Beyond that the mean time between failures is supposedly abysmal.
Seeing as how it is, really (and yes, it isn't that simple, I understand), a linear electric motor, I fail to see why they can't adjust the level of acceleration or even change it as the drive moves along it's path. Or, really, why no one thought that having different acceleration curves might not work for older airplanes.
Surely, peak acceleration would be the issue with respect to risk to the planes, regardless of whether it occurred at the beginning or at the end of the catapult travel? It actually sounds like the steam catapult would have more initial jerk (technical term: derivative of acceleration). An electromagnetic drive *should* be programmable to any feasible profile of jerk and acceleration, but no one should be surprised if it turns out that a single, non-adjustable profile was *inadvertently* baked into the design.
Frank, the peak acceleration is one factor to be combined with aerodynamic loads.
The problem with “tailoring” the shot is one of delivering X energy into Y vehicle over Z distance. In this case the variables aren’t, that is X, Y and Z are all known values, the planes weightt Y and need X energy to fly at the end of a cat shot. Z is the usable accelerative length of the cat, period. The only real “variable” is the rate of energy introduction to the vehicle, and that is constrained by the dynamics of the shuttle and the capacity of the system, above and beyond the need to not ball a Hornet into a pile of tinfoil.
As the Comrade suggested, it’s highly likely that the relative wind over the deck has a relationship to the issue, as that would have been much less evident on the land-based EMALS. The dynamic loads on an aircraft starting at 40kts plus are certainly different than starting at perhaps 5-10kts on a runway, perhaps significantly reducing the amount of energy transfer possible safely. That being said, it could easily be as simple as the EMALS not being about to transfer the initial slug of energy as quickly, at which point the additional energy needed cannot be safety transferred within the available run space.

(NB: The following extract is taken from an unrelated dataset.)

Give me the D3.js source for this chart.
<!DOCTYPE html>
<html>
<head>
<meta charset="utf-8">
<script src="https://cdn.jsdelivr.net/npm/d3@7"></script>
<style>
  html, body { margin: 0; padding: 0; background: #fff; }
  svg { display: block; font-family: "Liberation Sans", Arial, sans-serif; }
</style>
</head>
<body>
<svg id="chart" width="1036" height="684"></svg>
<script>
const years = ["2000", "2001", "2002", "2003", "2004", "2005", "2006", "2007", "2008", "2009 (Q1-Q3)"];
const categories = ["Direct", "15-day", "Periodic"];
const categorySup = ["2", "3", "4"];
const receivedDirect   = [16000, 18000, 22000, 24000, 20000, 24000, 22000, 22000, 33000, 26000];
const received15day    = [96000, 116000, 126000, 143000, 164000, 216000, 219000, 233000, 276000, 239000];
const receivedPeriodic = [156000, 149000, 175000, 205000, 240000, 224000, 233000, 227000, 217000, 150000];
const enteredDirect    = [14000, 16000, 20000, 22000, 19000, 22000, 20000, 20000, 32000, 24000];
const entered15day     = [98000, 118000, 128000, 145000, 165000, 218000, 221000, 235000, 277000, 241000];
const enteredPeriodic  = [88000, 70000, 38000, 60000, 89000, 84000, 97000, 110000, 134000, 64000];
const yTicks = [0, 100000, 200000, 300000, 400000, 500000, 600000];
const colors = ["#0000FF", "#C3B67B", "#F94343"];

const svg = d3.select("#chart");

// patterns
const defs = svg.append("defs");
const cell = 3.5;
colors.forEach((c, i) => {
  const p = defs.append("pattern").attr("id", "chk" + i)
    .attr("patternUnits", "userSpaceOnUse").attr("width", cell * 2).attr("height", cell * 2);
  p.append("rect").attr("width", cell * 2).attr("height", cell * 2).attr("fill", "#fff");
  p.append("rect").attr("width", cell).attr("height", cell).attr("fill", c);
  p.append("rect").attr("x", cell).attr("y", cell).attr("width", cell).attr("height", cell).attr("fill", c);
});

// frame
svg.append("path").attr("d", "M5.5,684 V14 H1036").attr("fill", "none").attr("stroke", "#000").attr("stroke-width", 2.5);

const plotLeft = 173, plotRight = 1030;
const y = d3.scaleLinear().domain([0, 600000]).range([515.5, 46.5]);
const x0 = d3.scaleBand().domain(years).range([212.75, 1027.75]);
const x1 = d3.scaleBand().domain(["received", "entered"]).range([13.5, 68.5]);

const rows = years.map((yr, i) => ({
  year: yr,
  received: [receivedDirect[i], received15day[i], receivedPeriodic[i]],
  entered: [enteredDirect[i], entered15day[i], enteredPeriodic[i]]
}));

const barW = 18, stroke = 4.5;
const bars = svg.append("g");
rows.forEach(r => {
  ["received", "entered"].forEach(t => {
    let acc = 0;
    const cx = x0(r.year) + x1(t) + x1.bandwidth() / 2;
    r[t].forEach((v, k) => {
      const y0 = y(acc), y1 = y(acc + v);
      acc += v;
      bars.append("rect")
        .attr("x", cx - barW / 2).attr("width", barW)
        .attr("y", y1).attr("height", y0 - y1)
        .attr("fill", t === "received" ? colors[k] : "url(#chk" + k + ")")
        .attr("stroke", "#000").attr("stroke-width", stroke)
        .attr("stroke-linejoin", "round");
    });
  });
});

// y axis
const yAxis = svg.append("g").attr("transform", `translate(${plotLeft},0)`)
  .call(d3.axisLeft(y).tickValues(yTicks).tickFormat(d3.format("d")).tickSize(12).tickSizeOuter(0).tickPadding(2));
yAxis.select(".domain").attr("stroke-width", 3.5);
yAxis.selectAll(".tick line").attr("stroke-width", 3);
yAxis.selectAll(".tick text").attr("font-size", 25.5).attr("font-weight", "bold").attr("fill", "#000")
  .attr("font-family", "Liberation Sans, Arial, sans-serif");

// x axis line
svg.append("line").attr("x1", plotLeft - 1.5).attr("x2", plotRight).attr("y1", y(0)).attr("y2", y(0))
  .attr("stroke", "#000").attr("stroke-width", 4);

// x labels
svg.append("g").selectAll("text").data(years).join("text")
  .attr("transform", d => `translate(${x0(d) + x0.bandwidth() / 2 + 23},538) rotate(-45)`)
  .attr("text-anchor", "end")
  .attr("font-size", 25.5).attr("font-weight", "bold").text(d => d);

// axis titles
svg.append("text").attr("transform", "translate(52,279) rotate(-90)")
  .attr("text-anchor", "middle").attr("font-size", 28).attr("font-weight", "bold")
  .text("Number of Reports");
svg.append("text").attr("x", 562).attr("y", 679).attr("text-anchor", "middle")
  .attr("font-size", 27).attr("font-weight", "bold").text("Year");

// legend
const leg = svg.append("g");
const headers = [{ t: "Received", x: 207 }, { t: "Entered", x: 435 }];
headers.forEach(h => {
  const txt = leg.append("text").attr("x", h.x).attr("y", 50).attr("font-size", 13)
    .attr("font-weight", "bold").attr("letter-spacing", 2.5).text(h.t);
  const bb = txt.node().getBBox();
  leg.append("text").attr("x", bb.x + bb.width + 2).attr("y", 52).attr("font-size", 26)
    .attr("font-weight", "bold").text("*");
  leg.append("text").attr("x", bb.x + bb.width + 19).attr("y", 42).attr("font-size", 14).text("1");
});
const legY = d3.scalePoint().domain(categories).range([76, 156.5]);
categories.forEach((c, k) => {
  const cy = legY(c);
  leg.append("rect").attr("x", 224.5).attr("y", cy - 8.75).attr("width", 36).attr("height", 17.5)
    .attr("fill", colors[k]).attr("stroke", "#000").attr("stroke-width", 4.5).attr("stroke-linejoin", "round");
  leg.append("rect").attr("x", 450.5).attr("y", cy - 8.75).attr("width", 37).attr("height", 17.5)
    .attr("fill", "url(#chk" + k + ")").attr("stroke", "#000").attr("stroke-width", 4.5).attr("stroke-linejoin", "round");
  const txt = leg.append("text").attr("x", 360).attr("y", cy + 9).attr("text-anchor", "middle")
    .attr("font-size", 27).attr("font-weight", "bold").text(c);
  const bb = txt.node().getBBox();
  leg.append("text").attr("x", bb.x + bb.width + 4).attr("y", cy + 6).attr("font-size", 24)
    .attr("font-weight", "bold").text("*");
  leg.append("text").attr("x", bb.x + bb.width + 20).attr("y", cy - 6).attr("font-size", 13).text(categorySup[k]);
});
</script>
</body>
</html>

CP88, I had the pleasure of a trip to the TR in 1994, and they didn't steam for any major wind-over-deck during flight ops...maybe 10-15 knots, with only steerageway on.
This sounds like the same idiots who thought "SSN-21" (and DD-21) was the submarine after SSN-20, not the project for the USN's 21st century submarine.
I understand the Enterprise used one of its 8 reactors to provide catapult steam service. Don't know it that's true, but it does suggest the catapults use a lot of energy.
The PRC shills on /k/ have been having fun with the Ford lately.
Deadstick- they may have had a good breeze or lightly loaded aircraft.
It does take a lot of steam to run a cat. EMALS also fits into the NAvy's plan to do away with steam turbines.
Carrier ops are fascinating in complexity. If you steam hard into the wind to create a strong relative wind over the deck, you lessen the catapult force necessary to get an airplane up to flying speed, as well as the force necessary to trap the airplanes on landing. On the other hand, having a 40-kt relative wind makes deck operations much more difficult, as the plane crews are on deck and moving airplanes around in gale-force winds. The risk to them and to the airplanes of being damaged in deck movement is not minimal. Also, the faster you go, the more energy is taken out of the reactor, which hastens the day when the carrier has to go in for refueling, which is done in conjunction with an overhaul and take about three years.
And carriers don't operate alone. The nuc cruisers are gone, so all of a carrier's escorts are oil-burners and if you run them fast, then you need to refuel a lot more often.